Set exercise
Leave out all pictures and give back precisely the lines from the line with "Emit a LaTeX" to the line with "at (385, 311)", including those two lines.

#### Material shown

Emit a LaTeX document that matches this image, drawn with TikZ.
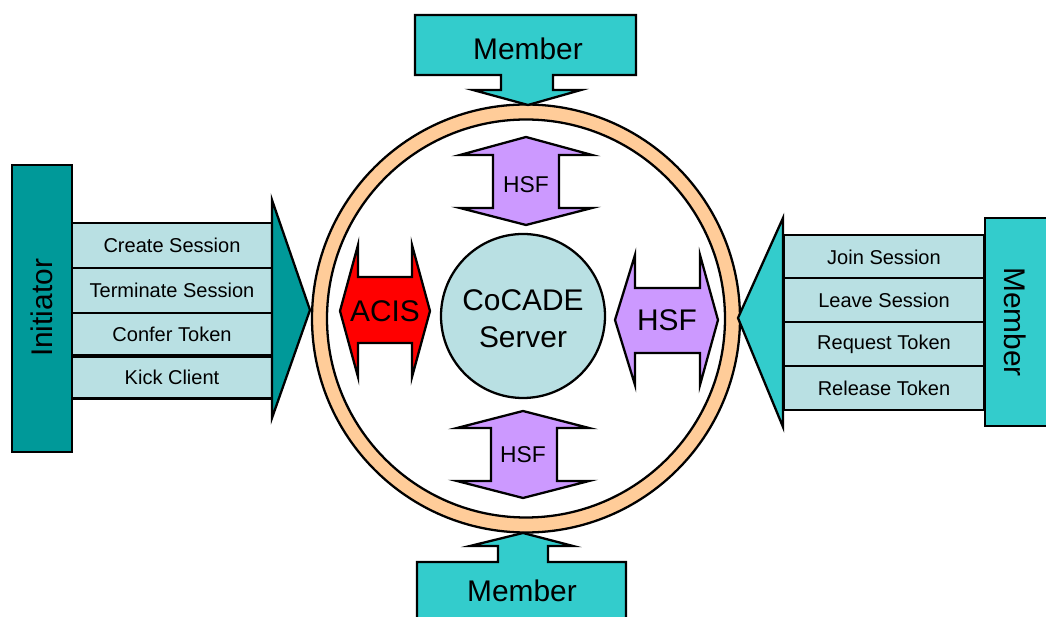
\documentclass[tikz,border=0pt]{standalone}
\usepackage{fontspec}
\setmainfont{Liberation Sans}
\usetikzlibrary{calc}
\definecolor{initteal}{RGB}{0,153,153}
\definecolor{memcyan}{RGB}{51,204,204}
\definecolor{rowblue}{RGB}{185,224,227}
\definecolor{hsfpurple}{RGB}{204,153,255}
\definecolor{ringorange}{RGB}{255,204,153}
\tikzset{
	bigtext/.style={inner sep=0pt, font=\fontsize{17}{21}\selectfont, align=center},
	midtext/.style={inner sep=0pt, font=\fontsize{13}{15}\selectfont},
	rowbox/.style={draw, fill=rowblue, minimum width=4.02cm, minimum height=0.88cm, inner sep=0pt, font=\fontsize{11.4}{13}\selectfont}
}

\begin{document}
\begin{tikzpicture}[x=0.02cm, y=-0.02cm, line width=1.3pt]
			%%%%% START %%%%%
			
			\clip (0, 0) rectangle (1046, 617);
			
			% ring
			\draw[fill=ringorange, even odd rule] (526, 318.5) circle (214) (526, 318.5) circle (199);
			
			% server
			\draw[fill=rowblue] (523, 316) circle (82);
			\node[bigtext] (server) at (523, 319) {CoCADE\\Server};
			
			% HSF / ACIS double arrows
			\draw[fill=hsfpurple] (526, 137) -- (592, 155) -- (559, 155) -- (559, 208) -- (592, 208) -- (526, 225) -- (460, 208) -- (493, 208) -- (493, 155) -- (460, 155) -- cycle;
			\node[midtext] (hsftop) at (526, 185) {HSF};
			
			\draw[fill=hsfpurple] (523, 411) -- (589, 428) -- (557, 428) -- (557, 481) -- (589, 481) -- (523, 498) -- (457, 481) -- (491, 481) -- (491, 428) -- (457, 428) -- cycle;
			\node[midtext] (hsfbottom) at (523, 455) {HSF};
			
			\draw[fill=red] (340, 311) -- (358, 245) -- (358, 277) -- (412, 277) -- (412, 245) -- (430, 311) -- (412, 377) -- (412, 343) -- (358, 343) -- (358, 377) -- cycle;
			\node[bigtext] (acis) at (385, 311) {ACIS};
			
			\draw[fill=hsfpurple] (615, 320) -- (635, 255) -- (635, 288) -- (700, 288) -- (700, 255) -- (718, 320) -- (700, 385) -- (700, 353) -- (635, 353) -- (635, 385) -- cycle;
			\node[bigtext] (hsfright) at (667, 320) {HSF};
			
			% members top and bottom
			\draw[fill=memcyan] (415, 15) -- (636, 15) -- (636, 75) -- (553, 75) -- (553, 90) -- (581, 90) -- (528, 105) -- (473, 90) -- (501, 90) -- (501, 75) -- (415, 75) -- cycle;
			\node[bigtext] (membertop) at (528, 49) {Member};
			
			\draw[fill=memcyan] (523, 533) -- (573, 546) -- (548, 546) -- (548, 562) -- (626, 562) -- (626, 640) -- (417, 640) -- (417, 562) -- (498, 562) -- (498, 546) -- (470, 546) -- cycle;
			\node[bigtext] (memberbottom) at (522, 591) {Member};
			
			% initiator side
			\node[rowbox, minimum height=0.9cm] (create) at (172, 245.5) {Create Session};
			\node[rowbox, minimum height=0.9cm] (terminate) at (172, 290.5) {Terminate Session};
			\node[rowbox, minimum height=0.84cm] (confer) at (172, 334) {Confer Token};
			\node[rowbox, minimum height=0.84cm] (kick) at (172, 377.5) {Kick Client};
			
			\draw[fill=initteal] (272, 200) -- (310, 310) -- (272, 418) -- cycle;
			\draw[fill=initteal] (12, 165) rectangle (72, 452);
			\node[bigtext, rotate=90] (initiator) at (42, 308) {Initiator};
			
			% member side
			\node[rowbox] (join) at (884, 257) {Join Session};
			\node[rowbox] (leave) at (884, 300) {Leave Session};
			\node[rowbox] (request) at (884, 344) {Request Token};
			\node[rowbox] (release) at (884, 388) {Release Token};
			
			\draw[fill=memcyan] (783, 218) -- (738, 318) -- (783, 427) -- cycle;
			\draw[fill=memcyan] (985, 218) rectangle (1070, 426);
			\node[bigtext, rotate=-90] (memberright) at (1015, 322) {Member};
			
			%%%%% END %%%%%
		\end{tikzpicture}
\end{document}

########
#### Material shown

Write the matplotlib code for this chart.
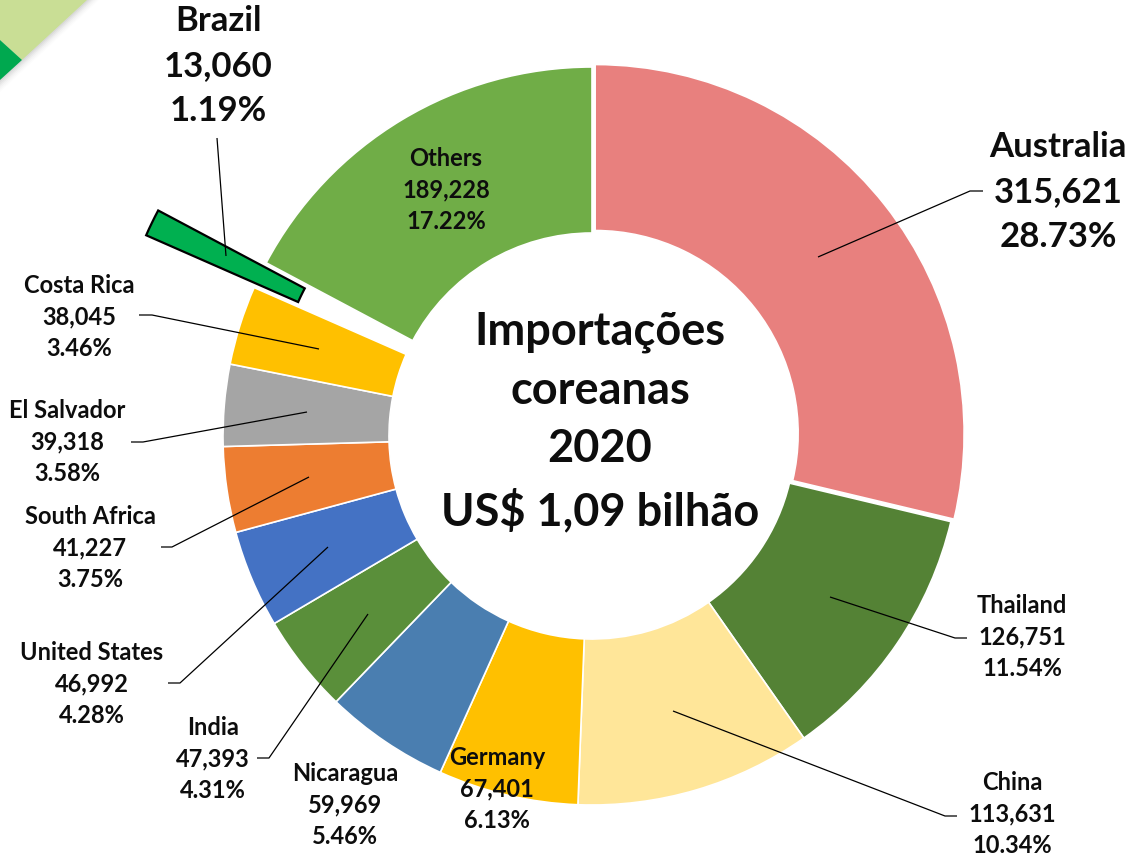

########
#### Material shown

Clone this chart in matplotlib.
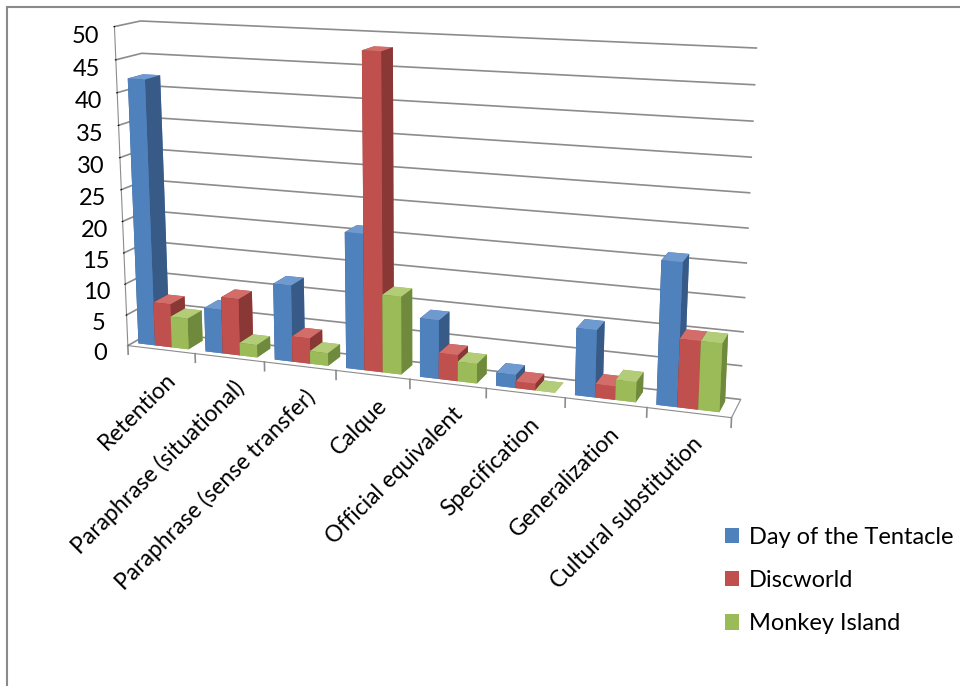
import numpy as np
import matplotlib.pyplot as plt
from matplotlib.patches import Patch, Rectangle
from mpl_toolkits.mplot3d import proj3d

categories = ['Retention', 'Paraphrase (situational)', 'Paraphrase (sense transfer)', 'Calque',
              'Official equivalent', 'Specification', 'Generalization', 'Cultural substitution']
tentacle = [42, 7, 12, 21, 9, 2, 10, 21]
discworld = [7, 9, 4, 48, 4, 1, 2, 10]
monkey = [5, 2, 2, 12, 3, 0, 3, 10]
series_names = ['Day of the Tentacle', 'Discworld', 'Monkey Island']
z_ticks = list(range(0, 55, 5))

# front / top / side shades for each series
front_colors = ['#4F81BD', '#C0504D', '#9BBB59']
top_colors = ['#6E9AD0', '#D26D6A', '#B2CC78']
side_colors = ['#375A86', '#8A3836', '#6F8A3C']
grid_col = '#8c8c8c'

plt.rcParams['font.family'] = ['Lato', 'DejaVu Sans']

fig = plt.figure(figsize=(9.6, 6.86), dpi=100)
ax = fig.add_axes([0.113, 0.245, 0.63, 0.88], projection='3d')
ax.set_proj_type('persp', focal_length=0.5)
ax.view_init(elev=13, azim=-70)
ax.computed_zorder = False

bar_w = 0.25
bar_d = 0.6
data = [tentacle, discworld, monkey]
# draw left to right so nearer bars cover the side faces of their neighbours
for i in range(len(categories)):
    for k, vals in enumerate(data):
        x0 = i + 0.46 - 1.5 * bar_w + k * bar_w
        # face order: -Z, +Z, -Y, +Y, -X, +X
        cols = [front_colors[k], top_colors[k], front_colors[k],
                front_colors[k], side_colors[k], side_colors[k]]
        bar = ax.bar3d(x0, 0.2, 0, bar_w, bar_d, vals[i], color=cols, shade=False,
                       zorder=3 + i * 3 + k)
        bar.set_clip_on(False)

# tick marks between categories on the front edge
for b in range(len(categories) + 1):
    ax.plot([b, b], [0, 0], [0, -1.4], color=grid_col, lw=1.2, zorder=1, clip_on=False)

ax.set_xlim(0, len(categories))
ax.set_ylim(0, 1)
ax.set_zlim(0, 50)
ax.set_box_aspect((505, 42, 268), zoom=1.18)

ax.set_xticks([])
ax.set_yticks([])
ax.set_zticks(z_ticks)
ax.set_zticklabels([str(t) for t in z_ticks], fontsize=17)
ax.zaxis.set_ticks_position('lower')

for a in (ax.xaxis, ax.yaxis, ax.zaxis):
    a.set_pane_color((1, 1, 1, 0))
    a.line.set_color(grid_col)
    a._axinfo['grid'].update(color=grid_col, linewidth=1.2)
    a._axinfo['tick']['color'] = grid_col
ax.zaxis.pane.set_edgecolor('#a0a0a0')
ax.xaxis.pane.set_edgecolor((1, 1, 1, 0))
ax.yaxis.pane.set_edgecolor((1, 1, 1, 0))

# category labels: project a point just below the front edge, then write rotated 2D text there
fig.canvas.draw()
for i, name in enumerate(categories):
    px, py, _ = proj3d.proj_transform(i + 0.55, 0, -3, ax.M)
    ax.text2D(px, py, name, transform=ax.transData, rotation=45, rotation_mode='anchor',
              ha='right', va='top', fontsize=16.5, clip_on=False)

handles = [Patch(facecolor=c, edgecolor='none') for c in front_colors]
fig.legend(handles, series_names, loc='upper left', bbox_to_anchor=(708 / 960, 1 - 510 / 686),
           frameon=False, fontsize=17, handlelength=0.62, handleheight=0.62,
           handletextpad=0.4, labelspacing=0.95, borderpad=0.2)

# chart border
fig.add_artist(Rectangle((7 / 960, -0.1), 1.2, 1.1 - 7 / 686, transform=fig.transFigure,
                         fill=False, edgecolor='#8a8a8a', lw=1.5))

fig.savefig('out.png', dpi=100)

########

Written reply
Emit a LaTeX document that matches this image, drawn with TikZ.
\documentclass[tikz,border=0pt]{standalone}
\usepackage{fontspec}
\setmainfont{Liberation Sans}
\usetikzlibrary{calc}
\definecolor{initteal}{RGB}{0,153,153}
\definecolor{memcyan}{RGB}{51,204,204}
\definecolor{rowblue}{RGB}{185,224,227}
\definecolor{hsfpurple}{RGB}{204,153,255}
\definecolor{ringorange}{RGB}{255,204,153}
\tikzset{
	bigtext/.style={inner sep=0pt, font=\fontsize{17}{21}\selectfont, align=center},
	midtext/.style={inner sep=0pt, font=\fontsize{13}{15}\selectfont},
	rowbox/.style={draw, fill=rowblue, minimum width=4.02cm, minimum height=0.88cm, inner sep=0pt, font=\fontsize{11.4}{13}\selectfont}
}

\begin{document}
\begin{tikzpicture}[x=0.02cm, y=-0.02cm, line width=1.3pt]
			%%%%% START %%%%%
			
			\clip (0, 0) rectangle (1046, 617);
			
			% ring
			\draw[fill=ringorange, even odd rule] (526, 318.5) circle (214) (526, 318.5) circle (199);
			
			% server
			\draw[fill=rowblue] (523, 316) circle (82);
			\node[bigtext] (server) at (523, 319) {CoCADE\\Server};
			
			% HSF / ACIS double arrows
			\draw[fill=hsfpurple] (526, 137) -- (592, 155) -- (559, 155) -- (559, 208) -- (592, 208) -- (526, 225) -- (460, 208) -- (493, 208) -- (493, 155) -- (460, 155) -- cycle;
			\node[midtext] (hsftop) at (526, 185) {HSF};
			
			\draw[fill=hsfpurple] (523, 411) -- (589, 428) -- (557, 428) -- (557, 481) -- (589, 481) -- (523, 498) -- (457, 481) -- (491, 481) -- (491, 428) -- (457, 428) -- cycle;
			\node[midtext] (hsfbottom) at (523, 455) {HSF};
			
			\draw[fill=red] (340, 311) -- (358, 245) -- (358, 277) -- (412, 277) -- (412, 245) -- (430, 311) -- (412, 377) -- (412, 343) -- (358, 343) -- (358, 377) -- cycle;
			\node[bigtext] (acis) at (385, 311) {ACIS};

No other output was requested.